Triplett has played in 40-plus tournaments at Pebble Beach and he drew on experience to craft a final-round 66.
“It was a day where the first 10, 12 holes were playing easier and I knew I had to take advantage and then hold on coming in,” said Triplett, who was born in Moses Lake and now resides in Scottsdale, Ariz. “I just think the Monterey Peninsula is one of the great places in the world. It’ll be the middle of summer and it’s 60 and foggy and a lot of times that throws guys for a loop. The grass is different, the ball doesn’t go anywhere. Those are things I’m comfortable with.
“If you asked me where do you want to win a tournament, that’s one of the places.”

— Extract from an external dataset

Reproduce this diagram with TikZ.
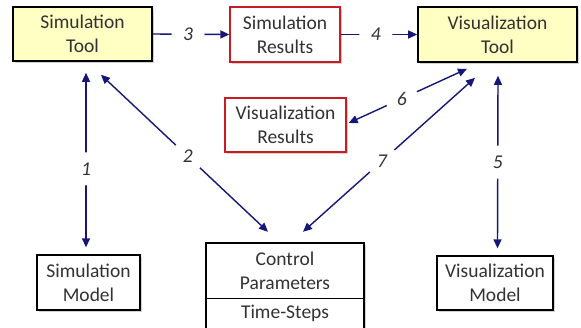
\documentclass[tikz,border=0pt]{standalone}
\usepackage{fontspec}
\setmainfont{Carlito}
\usetikzlibrary{arrows.meta,calc,shadows}
\definecolor{navyarr}{RGB}{22,22,120}
\definecolor{toolfill}{RGB}{255,255,196}
\definecolor{resred}{RGB}{200,28,36}
\definecolor{txtgray}{RGB}{50,50,50}
\begin{document}
\begin{tikzpicture}[x=1pt,y=-1pt,
  every node/.style={font=\fontsize{19.5}{24}\selectfont, text=txtgray, align=center},
  box/.style={draw=black, line width=1.3pt, fill=white, inner sep=0pt,
    drop shadow={shadow xshift=1.5pt, shadow yshift=-2pt, fill=black, opacity=0.18}},
  toolbox/.style={box, fill=toolfill, line width=1.6pt},
  resbox/.style={box, draw=resred},
  arr/.style={draw=navyarr, line width=1.4pt, -{Triangle[length=9pt,width=8pt]}},
  darr/.style={draw=navyarr, line width=1.4pt, {Triangle[length=9pt,width=8pt]}-{Triangle[length=9pt,width=8pt]}},
  lbl/.style={fill=white, circle, inner sep=0pt, minimum size=33pt, font=\fontsize{19.5}{24}\selectfont\itshape}
]
\useasboundingbox (0,0) rectangle (581,327);

\node[toolbox, minimum width=139pt, minimum height=54pt] (simtool) at (82.5,34) {Simulation\\Tool};
\node[resbox, minimum width=110pt, minimum height=55pt] (simres) at (285,34.5) {Simulation\\Results};
\node[toolbox, minimum width=159pt, minimum height=55pt] (vistool) at (497.5,34.5) {Visualization\\Tool};
\node[resbox, minimum width=121pt, minimum height=54pt] (visres) at (285.5,125) {Visualization\\Results};
\node[box, minimum width=103pt, minimum height=55pt] (simmodel) at (88.5,282.5) {Simulation\\Model};
\node[box, minimum width=116pt, minimum height=54pt] (vismodel) at (495,283) {Visualization\\Model};

\fill[black, opacity=0.18] (207.5,245) rectangle (365.5,340);
\draw[black, line width=1.3pt, fill=white] (206,243) rectangle (364,340);
\node[minimum width=158pt, minimum height=55pt, inner sep=0pt] (ctrl) at (285,270.5) {Control\\Parameters};
\draw[black, line width=1.3pt] (ctrl.south west) -- (ctrl.south east);
\node[inner sep=0pt] (steps) at (285,313) {Time-Steps};

\draw[arr] (simtool.east) -- node[lbl, pos=0.46] {3} (simres.west);
\draw[arr] (simres.east) -- node[lbl, pos=0.46] {4} (vistool.west);
\draw[darr] ($(simtool.south)+(3.5,11)$) -- node[lbl, pos=0.55] {1} ($(simmodel.north)+(-2.5,-7)$);
\draw[darr] ($(simtool.south)+(18.5,13)$) -- node[lbl, pos=0.52] {2} ($(ctrl.north)+(-17,-11)$);
\draw[darr] ($(vistool.south)+(-30.5,6)$) -- node[lbl, pos=0.55] {6} ($(visres.east)+(2,-2)$);
\draw[darr] ($(vistool.south)+(-22.5,15)$) -- node[lbl, pos=0.54] {7} ($(ctrl.north)+(18,-11)$);
\draw[darr] ($(vistool.south)+(0.5,13)$) -- node[lbl, pos=0.5] {5} ($(vismodel.north)+(2.5,-7)$);
\end{tikzpicture}
\end{document}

Another place would be Turnberry, Scotland, site of next week’s Senior Open, the last of five Champions majors. Triplett leaves Sunday with his 16-year-old son, a nearly scratch golfer, to get in some “extra golf.”
Triplett already feels comfortable on the Champions Tour. He knows most of the players and the set-up of the courses suits his game.
“I feel like if I play well I have a chance to win,” he said. “The last few years on the regular tour I felt like if I played well sometimes that wouldn’t be good enough. I could play well and finish 25th. The courses have gotten significantly tougher on the regular tour. The Champions courses are similar in set-up to when I started playing in the early 1990s.”
Triplett’s last few years on the PGA Tour weren’t without frustration, partly because of health issues from 2005-08 and partly because the tour is simply loaded with young talent.
“Those guys are pretty good out there and they’re getting better,” he said. “It’s hard to compete when you’re 45-50 week in and week out.”
He kept his game sharp in 2011 by playing in a limited number of PGA and Web.com events. He became the oldest player to win a Web.com tournament when he captured the News Sentinel Open in Knoxville, Tenn., last August. With his victory at Pebble Beach earlier this month, Triplett is one of six players with wins on the PGA, Web.com and Champions tours.
Triplett is going head-to-head against the likes of Tom Lehman, Corey Pavin, Bernhard Langer and Fred Couples, players he competed against throughout his PGA career.
“I was in the trailer working out about a month ago and Tom Kite came in,” Triplett said. “I was on the bike for 30 minutes and I did 30 minutes of exercise and stretching. I’m kind of an easygoing guy on the workouts. Tom goes at it hard for 45 minutes. He’s 62, throwing a bunch of weight around and doing balance moves. … I’m watching and thinking, ‘He’s been doing this and working and trying to play his best golf for 40 years.’ It’s impressive that he still has that drive to play well.”
The Champions Tour is full of players dedicated to the game.
“One of the things that people sometimes forget is these guys, because they were successful on the PGA Tour, have a skill that some regular tour players don’t have,” Triplett said. “They know how to get the job done.”